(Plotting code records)
[BEGIN]

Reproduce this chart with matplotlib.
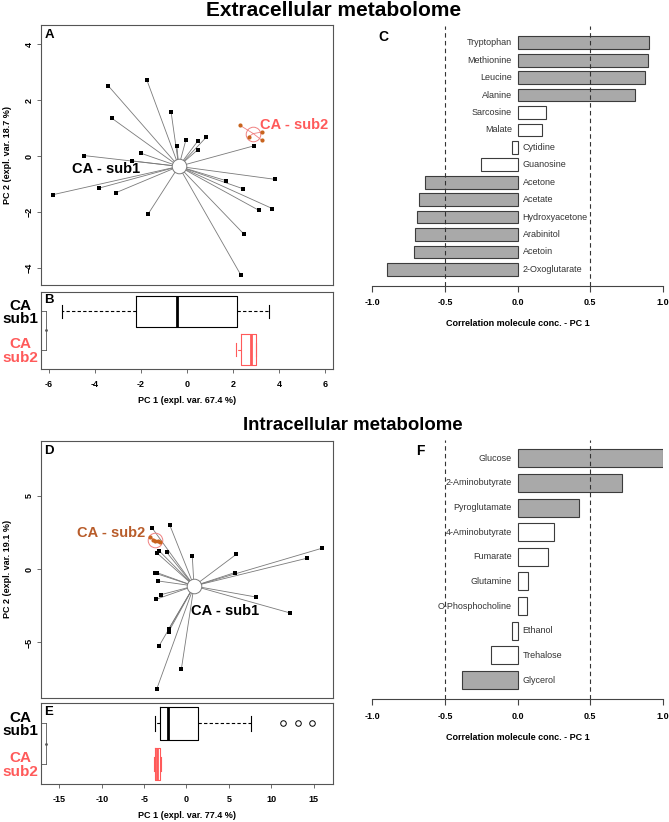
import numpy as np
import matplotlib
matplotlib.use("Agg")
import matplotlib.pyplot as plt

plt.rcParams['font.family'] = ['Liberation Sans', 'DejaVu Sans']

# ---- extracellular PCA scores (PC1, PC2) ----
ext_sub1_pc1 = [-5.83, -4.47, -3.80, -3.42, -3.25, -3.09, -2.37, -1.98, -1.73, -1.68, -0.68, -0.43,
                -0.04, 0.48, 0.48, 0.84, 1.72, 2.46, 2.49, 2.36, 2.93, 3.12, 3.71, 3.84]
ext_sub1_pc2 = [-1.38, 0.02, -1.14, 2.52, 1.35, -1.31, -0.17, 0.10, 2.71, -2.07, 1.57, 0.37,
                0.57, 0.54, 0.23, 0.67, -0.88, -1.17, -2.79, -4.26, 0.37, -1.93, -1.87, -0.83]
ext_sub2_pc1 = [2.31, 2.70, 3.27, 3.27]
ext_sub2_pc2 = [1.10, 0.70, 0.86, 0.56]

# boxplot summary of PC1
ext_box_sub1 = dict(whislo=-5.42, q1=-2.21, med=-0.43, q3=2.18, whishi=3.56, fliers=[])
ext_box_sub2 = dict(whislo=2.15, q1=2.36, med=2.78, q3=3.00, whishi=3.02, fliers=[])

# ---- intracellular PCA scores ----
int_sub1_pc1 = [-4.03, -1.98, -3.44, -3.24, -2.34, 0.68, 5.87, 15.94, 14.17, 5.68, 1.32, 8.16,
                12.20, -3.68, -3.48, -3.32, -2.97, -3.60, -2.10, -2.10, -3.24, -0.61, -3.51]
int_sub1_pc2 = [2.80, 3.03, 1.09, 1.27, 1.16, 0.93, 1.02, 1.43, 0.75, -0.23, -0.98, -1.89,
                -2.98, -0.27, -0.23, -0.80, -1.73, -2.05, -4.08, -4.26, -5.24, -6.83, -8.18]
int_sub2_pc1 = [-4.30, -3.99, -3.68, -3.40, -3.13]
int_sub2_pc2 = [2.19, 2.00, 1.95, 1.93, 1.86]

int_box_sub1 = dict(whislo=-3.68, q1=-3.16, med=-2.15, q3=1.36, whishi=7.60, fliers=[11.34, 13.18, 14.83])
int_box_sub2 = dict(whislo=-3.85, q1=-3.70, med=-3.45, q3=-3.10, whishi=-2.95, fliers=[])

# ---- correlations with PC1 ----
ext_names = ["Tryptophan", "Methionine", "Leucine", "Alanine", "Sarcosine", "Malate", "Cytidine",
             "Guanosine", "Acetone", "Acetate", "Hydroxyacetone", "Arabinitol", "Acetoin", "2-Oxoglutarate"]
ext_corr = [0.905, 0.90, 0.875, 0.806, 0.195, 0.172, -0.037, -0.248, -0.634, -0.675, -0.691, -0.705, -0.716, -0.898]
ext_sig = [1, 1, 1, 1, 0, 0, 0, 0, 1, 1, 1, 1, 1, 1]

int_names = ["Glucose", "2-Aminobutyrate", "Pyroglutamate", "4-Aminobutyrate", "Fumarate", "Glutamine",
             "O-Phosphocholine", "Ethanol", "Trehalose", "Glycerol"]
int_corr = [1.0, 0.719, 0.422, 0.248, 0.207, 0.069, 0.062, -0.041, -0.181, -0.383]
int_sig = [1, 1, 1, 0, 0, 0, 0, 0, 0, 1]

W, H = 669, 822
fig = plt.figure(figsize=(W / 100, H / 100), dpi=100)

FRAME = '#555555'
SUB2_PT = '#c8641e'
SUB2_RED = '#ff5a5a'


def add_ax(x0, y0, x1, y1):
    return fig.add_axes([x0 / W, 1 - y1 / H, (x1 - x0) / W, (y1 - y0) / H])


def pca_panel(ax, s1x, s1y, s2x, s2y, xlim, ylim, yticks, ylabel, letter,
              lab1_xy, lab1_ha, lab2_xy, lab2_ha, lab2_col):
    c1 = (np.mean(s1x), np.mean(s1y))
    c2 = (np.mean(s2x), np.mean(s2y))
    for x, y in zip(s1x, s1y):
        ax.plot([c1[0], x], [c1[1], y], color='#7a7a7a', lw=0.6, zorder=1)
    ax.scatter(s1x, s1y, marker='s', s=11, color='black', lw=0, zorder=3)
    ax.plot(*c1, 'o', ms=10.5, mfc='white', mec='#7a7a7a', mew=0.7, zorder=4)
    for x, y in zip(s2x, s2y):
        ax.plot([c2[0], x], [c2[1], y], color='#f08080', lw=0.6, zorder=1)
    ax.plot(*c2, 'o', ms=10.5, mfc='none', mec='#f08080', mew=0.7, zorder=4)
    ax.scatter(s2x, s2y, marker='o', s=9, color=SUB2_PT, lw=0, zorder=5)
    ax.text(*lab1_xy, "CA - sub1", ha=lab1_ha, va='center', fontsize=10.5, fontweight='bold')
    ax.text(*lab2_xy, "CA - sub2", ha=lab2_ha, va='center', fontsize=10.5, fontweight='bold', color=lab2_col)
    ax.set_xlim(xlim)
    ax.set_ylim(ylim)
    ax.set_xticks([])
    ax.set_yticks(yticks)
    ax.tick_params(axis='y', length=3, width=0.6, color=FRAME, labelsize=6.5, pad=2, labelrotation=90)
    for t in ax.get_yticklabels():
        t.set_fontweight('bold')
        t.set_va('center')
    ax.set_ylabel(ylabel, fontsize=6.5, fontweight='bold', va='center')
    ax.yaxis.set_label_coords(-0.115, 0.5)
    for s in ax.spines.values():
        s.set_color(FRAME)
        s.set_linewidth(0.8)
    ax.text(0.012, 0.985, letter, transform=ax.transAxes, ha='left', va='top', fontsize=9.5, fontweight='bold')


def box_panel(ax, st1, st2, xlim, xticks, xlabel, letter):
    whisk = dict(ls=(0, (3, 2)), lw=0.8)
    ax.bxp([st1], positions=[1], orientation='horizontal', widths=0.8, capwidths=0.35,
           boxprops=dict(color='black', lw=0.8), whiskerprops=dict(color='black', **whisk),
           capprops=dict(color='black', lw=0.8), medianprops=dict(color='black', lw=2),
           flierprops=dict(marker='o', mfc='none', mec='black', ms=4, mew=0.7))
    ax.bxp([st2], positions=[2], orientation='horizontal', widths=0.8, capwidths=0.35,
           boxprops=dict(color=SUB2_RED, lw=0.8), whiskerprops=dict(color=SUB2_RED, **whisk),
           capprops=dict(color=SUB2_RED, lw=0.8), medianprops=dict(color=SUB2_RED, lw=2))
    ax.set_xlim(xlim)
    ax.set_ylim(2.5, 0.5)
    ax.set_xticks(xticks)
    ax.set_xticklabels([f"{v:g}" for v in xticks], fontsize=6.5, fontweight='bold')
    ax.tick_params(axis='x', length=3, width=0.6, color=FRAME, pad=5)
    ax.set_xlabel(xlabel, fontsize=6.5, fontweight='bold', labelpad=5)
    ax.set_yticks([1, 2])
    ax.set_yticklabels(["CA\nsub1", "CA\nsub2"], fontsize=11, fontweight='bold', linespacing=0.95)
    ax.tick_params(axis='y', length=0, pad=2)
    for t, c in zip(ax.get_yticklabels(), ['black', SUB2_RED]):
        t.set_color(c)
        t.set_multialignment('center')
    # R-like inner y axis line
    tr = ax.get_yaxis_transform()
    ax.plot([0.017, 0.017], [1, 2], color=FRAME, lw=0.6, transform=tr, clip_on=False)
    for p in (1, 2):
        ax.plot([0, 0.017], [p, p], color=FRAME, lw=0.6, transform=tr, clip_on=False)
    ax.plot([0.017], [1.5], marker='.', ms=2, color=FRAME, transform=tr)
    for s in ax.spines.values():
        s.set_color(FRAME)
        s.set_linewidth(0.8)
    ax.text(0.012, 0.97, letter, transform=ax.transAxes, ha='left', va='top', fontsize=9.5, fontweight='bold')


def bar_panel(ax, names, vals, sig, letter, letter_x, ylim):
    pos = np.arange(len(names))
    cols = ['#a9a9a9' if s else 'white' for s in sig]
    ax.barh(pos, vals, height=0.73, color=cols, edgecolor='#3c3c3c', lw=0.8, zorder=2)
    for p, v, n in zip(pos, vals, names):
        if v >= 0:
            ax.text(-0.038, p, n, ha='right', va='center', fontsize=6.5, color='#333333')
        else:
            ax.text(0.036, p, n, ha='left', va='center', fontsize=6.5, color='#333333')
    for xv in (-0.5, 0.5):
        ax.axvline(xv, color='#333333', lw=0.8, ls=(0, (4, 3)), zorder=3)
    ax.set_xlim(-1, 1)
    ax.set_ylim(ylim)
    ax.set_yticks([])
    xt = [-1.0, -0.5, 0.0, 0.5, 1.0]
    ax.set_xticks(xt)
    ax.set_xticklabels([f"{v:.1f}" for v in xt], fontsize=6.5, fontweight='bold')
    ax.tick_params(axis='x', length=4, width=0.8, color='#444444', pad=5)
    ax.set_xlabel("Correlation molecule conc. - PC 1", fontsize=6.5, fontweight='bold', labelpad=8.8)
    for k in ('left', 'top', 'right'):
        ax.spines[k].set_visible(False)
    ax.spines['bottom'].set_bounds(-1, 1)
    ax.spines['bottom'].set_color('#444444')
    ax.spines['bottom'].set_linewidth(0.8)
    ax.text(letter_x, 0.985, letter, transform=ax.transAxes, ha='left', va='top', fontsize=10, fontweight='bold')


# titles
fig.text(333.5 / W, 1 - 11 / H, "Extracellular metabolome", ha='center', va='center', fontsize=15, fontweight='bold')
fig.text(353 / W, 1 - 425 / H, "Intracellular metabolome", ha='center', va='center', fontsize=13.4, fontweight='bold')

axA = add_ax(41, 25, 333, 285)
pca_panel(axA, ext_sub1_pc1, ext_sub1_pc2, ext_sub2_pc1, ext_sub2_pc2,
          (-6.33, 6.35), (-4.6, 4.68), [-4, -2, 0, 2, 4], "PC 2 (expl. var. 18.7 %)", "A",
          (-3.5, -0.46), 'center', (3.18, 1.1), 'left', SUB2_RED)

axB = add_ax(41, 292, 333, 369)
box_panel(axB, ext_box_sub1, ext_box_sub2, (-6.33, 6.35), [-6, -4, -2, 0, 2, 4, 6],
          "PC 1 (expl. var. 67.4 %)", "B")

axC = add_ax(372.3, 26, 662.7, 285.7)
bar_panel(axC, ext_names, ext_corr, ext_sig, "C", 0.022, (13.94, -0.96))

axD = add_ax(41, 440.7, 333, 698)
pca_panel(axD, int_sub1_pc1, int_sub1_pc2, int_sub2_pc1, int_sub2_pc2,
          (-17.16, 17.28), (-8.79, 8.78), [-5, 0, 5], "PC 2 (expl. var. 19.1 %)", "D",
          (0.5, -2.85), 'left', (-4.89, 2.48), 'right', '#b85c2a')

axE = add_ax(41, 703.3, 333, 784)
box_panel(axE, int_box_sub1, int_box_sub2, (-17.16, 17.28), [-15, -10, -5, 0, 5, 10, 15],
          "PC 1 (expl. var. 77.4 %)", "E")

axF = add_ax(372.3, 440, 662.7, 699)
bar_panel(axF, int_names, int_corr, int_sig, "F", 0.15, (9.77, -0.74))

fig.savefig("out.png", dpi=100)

[END]
[BEGIN]

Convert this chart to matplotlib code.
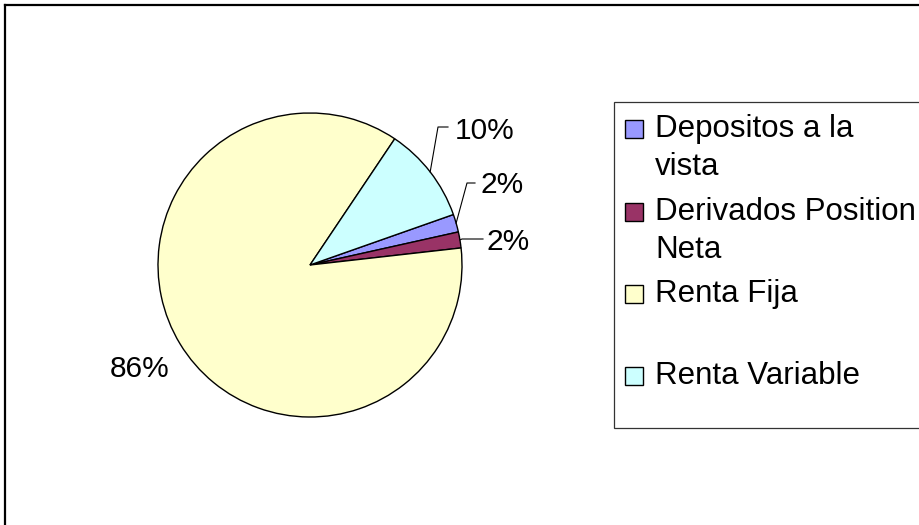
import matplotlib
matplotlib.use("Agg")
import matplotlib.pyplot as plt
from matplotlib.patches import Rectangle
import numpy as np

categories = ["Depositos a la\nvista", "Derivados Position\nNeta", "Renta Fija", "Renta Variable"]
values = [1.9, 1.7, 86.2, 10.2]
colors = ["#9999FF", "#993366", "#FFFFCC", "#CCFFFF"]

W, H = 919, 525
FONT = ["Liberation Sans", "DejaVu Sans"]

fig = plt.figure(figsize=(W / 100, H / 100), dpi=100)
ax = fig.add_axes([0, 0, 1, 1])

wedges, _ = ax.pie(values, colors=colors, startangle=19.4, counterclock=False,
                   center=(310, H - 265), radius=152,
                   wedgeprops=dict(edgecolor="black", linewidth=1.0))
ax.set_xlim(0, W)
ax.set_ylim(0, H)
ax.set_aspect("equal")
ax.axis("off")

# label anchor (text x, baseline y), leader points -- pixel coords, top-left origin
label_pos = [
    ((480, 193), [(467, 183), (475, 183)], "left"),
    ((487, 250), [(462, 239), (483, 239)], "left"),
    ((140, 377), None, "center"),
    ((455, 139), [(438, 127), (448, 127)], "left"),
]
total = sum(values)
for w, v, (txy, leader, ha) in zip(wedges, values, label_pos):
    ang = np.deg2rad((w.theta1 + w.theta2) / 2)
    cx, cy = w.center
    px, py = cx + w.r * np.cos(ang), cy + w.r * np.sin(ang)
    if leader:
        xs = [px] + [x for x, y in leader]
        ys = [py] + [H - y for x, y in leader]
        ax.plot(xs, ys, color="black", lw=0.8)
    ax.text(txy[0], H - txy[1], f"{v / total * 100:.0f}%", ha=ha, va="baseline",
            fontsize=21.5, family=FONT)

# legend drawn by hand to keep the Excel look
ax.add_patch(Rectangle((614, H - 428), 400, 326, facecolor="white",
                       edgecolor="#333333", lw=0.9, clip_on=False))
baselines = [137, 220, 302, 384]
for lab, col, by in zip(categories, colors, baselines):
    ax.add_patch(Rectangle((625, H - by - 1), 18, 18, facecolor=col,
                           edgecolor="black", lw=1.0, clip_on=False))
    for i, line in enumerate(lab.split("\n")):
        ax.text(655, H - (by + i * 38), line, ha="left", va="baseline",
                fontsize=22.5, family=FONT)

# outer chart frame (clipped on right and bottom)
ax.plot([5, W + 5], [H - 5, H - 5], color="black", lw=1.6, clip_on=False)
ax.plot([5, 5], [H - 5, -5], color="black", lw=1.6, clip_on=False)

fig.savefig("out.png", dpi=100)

[END]
[BEGIN]

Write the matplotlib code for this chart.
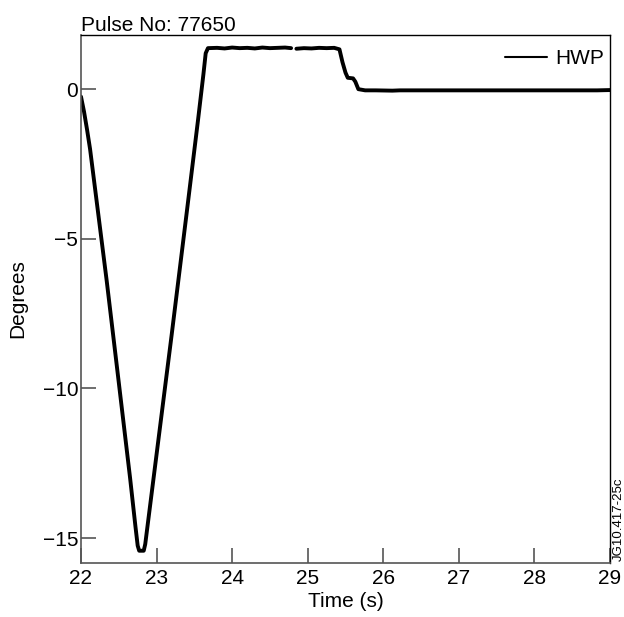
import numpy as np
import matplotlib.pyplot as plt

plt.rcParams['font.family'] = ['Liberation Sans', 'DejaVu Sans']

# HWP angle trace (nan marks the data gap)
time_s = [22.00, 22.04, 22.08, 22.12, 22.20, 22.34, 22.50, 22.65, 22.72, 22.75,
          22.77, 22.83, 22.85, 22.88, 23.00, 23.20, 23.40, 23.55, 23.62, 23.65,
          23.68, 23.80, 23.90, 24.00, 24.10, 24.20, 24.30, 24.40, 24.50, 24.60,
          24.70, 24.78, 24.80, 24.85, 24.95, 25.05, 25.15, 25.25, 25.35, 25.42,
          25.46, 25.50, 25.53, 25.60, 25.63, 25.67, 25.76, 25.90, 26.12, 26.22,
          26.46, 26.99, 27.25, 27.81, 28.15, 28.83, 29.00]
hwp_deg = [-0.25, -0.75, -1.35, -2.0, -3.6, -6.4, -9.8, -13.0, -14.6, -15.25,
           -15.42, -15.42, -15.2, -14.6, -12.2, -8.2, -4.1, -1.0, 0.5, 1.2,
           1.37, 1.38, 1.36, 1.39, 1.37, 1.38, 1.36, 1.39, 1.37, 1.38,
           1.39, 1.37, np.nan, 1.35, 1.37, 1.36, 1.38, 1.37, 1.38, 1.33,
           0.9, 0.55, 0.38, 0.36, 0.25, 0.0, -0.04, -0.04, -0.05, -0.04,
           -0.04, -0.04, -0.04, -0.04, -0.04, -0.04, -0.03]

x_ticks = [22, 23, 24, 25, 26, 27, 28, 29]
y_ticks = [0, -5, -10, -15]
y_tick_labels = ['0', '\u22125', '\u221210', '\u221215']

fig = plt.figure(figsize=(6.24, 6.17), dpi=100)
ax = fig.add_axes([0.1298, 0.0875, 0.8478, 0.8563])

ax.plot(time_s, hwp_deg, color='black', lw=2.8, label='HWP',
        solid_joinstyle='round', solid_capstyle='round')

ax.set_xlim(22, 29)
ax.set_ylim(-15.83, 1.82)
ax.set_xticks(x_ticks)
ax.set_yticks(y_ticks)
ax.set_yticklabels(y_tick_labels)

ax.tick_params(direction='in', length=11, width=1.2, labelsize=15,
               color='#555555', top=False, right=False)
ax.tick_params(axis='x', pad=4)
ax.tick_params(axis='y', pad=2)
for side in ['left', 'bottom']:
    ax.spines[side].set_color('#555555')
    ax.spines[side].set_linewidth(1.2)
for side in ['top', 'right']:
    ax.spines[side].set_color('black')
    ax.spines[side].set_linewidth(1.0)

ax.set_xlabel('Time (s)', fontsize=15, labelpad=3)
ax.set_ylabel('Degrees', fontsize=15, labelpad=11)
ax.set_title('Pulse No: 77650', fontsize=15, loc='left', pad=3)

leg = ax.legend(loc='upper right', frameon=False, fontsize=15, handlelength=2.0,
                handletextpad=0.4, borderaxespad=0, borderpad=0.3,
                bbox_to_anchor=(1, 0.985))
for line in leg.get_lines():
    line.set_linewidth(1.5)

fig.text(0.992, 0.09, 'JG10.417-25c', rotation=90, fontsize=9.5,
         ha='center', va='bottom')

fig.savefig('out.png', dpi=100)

[END]

■ **GIVEN TASK**
Where a line contains the string "chart", extract that line.

■ **ANSWER IN FULL**
Reproduce this chart with matplotlib.
Convert this chart to matplotlib code.
# outer chart frame (clipped on right and bottom)
Write the matplotlib code for this chart.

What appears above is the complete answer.